Below are the records; give again exactly the lines from the one containing "Emit a LaTeX" through the one containing "(0,0) rectangle (683,589);", leaving out pictures.

### Records to use
####

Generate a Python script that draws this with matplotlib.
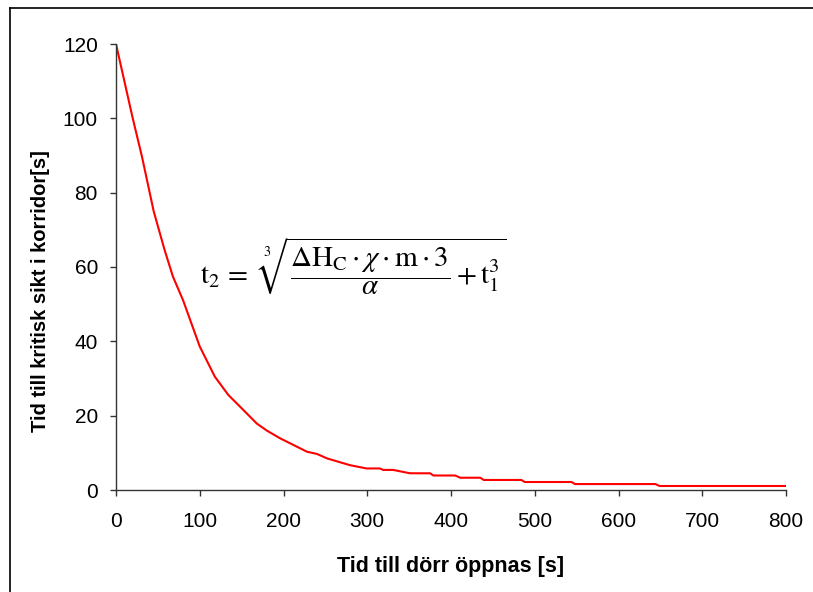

####

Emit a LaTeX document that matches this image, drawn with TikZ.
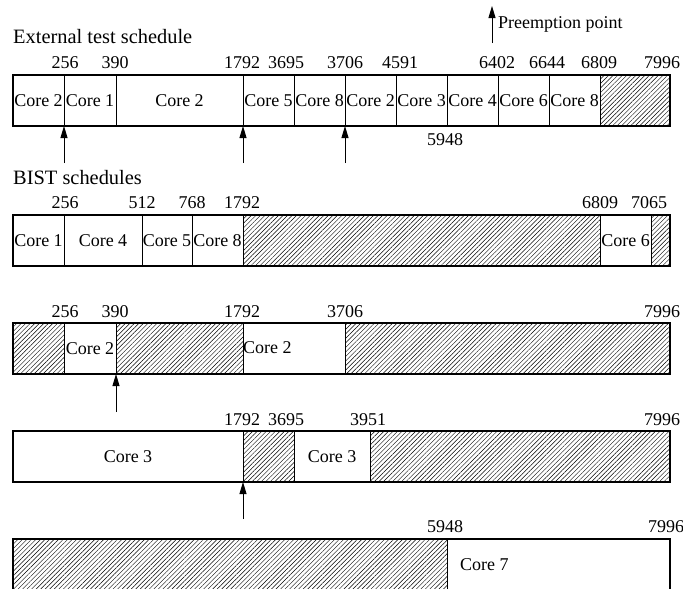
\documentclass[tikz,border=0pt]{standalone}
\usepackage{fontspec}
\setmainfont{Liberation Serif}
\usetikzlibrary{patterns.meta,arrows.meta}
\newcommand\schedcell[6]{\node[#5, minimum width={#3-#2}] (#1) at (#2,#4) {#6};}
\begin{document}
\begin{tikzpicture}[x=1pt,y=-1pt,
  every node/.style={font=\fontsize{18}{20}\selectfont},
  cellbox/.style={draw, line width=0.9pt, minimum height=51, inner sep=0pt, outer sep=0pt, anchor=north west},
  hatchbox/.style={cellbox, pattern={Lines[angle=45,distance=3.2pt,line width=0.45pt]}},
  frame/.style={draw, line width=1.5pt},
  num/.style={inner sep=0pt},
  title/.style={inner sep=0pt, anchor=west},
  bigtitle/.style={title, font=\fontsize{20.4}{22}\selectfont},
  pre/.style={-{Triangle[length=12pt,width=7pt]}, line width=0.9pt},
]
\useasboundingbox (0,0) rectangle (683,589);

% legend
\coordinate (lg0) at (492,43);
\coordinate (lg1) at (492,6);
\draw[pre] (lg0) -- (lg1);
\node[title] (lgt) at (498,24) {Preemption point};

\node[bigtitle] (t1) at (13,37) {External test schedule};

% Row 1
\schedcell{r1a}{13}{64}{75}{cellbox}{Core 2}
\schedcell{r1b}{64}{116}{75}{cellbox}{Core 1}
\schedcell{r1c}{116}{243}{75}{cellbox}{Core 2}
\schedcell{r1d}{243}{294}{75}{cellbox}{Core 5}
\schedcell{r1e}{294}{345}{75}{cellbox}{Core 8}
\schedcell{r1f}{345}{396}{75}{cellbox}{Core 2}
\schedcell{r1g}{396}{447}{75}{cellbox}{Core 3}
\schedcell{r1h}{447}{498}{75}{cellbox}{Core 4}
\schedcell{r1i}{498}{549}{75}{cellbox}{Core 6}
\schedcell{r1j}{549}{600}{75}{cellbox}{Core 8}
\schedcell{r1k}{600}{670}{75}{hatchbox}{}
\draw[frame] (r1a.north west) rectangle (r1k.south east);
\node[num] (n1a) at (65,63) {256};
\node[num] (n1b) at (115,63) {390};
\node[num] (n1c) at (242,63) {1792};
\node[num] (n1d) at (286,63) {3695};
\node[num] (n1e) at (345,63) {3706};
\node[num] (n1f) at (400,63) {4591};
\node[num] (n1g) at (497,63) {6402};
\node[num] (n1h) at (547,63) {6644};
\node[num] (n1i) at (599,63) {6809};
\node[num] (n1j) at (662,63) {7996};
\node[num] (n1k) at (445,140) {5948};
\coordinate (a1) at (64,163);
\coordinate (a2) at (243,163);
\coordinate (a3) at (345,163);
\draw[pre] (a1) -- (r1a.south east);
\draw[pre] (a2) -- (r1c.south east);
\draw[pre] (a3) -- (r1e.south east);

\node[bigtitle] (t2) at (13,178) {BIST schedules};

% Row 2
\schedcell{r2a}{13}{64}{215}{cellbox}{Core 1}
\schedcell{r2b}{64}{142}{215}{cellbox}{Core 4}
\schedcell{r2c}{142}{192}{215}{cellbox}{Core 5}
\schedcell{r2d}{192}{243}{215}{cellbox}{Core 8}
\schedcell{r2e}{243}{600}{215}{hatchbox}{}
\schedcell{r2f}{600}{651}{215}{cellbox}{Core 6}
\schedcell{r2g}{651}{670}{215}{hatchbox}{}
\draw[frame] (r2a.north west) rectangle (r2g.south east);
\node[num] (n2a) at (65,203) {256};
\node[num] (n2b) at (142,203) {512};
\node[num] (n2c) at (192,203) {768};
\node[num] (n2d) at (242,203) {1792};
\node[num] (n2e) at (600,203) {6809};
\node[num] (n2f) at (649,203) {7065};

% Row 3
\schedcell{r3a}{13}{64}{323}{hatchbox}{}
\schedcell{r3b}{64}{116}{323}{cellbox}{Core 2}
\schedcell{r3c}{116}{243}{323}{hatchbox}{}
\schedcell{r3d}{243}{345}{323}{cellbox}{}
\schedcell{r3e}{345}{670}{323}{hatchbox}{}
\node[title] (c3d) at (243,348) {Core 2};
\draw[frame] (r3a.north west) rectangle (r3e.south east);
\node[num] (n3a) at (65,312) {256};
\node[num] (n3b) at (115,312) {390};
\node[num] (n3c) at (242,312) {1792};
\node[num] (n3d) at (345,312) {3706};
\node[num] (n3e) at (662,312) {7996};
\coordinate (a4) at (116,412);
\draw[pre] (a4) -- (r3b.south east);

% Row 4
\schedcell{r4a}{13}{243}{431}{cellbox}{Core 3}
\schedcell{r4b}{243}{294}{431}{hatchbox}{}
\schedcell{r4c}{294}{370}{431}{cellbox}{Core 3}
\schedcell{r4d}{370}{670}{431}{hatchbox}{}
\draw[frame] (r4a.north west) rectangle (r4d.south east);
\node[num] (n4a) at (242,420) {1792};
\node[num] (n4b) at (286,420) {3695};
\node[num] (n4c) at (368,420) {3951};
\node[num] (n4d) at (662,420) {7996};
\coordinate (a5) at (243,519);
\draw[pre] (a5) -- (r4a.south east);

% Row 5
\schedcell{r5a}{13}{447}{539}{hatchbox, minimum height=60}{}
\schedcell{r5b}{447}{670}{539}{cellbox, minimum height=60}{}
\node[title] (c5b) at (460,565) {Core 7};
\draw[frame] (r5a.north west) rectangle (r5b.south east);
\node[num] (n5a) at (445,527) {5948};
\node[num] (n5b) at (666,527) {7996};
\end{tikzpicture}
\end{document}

####

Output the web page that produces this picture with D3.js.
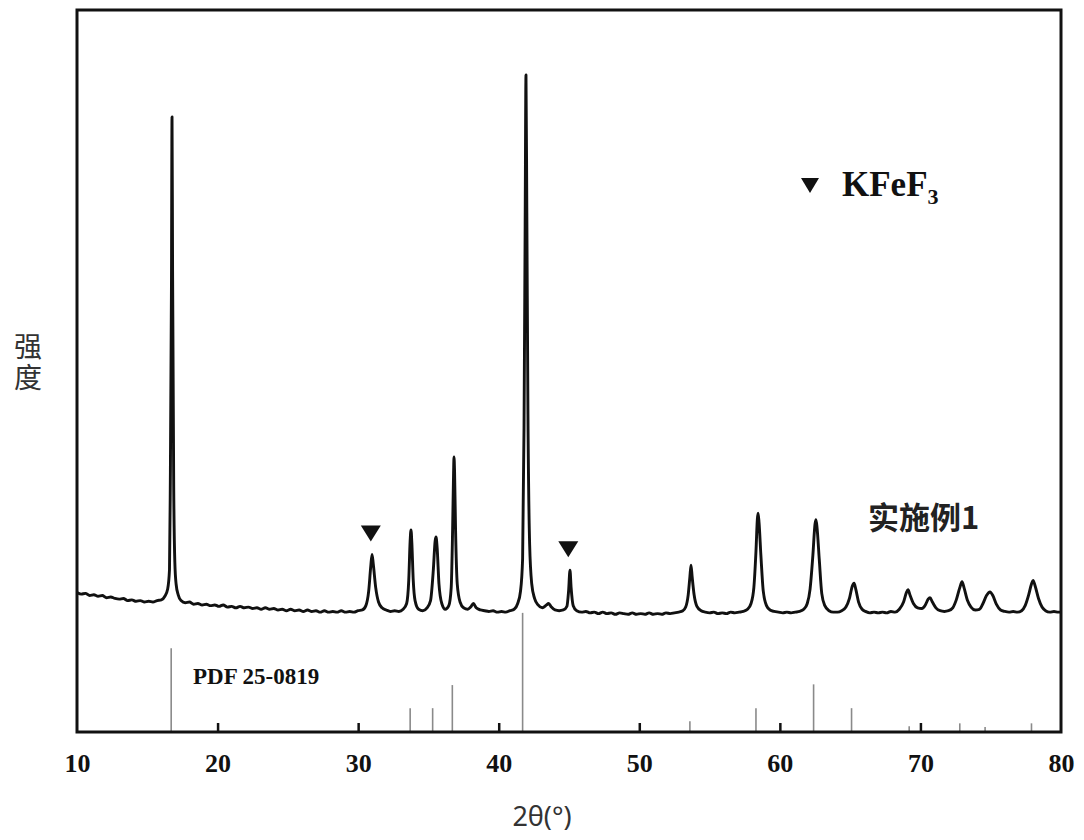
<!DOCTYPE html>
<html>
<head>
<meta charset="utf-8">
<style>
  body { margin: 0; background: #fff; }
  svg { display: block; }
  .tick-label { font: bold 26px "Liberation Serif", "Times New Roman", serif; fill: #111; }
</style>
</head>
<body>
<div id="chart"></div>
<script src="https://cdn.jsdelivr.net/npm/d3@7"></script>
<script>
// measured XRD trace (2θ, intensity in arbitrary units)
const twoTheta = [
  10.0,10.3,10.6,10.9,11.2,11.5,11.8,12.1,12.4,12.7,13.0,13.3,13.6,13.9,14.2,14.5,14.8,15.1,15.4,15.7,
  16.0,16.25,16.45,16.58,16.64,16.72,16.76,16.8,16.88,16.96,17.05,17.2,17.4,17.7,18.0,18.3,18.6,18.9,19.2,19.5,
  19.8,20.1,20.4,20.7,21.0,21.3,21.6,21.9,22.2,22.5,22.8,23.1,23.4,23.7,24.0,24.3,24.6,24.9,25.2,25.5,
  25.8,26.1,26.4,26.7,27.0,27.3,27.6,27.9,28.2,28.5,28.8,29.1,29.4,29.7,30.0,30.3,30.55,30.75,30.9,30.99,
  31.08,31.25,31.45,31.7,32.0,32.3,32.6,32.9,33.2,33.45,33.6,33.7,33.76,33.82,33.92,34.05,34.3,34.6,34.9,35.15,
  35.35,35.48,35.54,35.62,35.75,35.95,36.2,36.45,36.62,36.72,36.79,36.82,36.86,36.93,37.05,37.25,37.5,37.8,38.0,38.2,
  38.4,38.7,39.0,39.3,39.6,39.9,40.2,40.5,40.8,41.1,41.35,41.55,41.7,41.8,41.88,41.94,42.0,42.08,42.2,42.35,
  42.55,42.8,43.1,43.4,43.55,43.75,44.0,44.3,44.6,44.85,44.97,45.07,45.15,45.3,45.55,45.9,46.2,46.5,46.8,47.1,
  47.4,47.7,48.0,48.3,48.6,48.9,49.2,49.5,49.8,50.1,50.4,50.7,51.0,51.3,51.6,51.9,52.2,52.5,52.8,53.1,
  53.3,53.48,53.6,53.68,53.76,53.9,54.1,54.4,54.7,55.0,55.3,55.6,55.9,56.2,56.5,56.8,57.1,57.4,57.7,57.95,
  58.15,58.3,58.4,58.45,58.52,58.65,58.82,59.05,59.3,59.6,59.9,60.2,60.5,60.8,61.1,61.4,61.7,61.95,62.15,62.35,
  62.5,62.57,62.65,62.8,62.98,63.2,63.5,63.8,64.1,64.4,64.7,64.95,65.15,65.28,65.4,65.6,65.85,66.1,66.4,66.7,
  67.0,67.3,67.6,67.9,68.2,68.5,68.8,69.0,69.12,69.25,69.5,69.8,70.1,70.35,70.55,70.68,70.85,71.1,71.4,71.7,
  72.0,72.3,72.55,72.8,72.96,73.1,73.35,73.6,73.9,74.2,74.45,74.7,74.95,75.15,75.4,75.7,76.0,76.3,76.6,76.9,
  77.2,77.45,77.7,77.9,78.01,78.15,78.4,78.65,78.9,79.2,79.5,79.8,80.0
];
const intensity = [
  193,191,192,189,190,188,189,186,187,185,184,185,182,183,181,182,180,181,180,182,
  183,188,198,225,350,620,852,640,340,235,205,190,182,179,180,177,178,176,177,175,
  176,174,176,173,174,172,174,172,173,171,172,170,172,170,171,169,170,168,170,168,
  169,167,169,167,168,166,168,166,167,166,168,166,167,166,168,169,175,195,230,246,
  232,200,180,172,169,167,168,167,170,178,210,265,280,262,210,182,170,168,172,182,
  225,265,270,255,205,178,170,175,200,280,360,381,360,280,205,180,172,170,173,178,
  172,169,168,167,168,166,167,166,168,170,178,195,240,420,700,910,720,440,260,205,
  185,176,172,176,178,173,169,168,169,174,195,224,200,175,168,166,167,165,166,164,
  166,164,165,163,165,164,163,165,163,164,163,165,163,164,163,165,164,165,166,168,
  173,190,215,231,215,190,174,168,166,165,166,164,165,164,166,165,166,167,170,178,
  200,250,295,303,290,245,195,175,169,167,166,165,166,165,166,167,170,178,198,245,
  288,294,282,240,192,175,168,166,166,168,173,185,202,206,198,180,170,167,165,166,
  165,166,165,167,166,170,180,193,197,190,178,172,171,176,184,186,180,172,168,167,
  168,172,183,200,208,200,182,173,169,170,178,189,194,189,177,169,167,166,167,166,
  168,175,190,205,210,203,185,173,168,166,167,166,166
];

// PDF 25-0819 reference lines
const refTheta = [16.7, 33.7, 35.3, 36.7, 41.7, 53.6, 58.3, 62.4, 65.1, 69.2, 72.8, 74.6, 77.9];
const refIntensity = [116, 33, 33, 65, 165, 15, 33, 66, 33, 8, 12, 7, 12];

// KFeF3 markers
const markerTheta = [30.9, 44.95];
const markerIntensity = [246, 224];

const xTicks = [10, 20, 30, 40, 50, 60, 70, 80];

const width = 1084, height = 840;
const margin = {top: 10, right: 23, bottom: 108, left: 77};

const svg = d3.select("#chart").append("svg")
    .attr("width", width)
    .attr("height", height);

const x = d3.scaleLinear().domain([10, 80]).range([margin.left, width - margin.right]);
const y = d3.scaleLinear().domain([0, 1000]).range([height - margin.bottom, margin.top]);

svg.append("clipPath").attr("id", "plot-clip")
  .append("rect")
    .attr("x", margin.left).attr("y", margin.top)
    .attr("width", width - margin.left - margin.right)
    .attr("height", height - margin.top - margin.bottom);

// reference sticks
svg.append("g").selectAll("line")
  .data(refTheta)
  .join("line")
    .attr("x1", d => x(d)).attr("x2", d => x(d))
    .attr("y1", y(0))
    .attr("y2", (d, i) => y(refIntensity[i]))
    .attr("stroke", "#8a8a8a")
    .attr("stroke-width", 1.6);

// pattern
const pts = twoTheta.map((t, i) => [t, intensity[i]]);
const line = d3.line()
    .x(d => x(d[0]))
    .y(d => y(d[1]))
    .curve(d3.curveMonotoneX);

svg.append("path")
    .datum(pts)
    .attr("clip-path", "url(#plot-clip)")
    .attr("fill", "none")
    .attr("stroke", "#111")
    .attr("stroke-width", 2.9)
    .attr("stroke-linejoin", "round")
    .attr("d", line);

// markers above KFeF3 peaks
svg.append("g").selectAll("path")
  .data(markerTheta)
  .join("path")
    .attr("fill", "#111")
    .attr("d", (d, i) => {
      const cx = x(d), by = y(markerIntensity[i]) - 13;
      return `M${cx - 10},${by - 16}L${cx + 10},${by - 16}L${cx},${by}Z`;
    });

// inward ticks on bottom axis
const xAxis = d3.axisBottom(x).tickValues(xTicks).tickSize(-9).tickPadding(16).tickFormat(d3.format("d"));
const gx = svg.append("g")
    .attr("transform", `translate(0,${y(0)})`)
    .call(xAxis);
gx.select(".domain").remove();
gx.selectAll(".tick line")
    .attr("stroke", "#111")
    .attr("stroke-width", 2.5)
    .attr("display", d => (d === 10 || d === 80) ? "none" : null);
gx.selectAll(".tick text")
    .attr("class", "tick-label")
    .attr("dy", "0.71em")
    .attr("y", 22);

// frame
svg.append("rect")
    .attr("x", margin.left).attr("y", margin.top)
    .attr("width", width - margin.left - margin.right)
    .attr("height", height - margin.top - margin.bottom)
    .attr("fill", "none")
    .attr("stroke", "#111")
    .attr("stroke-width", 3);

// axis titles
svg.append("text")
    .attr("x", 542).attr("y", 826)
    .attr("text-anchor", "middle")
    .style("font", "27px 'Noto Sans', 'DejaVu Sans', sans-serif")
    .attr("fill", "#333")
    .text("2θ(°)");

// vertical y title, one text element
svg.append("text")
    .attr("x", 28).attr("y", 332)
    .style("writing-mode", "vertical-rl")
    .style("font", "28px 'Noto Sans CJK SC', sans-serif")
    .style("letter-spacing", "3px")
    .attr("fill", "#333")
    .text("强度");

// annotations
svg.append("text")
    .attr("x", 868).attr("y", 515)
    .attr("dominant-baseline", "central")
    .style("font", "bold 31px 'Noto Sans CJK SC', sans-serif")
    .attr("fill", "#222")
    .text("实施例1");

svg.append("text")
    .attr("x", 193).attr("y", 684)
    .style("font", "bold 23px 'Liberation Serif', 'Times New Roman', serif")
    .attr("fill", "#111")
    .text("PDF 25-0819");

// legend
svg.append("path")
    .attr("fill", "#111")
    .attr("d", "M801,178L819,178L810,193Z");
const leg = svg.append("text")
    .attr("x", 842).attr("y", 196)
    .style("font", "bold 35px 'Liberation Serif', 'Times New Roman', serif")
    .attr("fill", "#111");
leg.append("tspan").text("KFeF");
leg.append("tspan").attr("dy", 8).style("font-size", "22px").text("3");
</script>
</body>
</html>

####

### Correct output
Emit a LaTeX document that matches this image, drawn with TikZ.
\documentclass[tikz,border=0pt]{standalone}
\usepackage{fontspec}
\setmainfont{Liberation Serif}
\usetikzlibrary{patterns.meta,arrows.meta}
\newcommand\schedcell[6]{\node[#5, minimum width={#3-#2}] (#1) at (#2,#4) {#6};}
\begin{document}
\begin{tikzpicture}[x=1pt,y=-1pt,
  every node/.style={font=\fontsize{18}{20}\selectfont},
  cellbox/.style={draw, line width=0.9pt, minimum height=51, inner sep=0pt, outer sep=0pt, anchor=north west},
  hatchbox/.style={cellbox, pattern={Lines[angle=45,distance=3.2pt,line width=0.45pt]}},
  frame/.style={draw, line width=1.5pt},
  num/.style={inner sep=0pt},
  title/.style={inner sep=0pt, anchor=west},
  bigtitle/.style={title, font=\fontsize{20.4}{22}\selectfont},
  pre/.style={-{Triangle[length=12pt,width=7pt]}, line width=0.9pt},
]
\useasboundingbox (0,0) rectangle (683,589);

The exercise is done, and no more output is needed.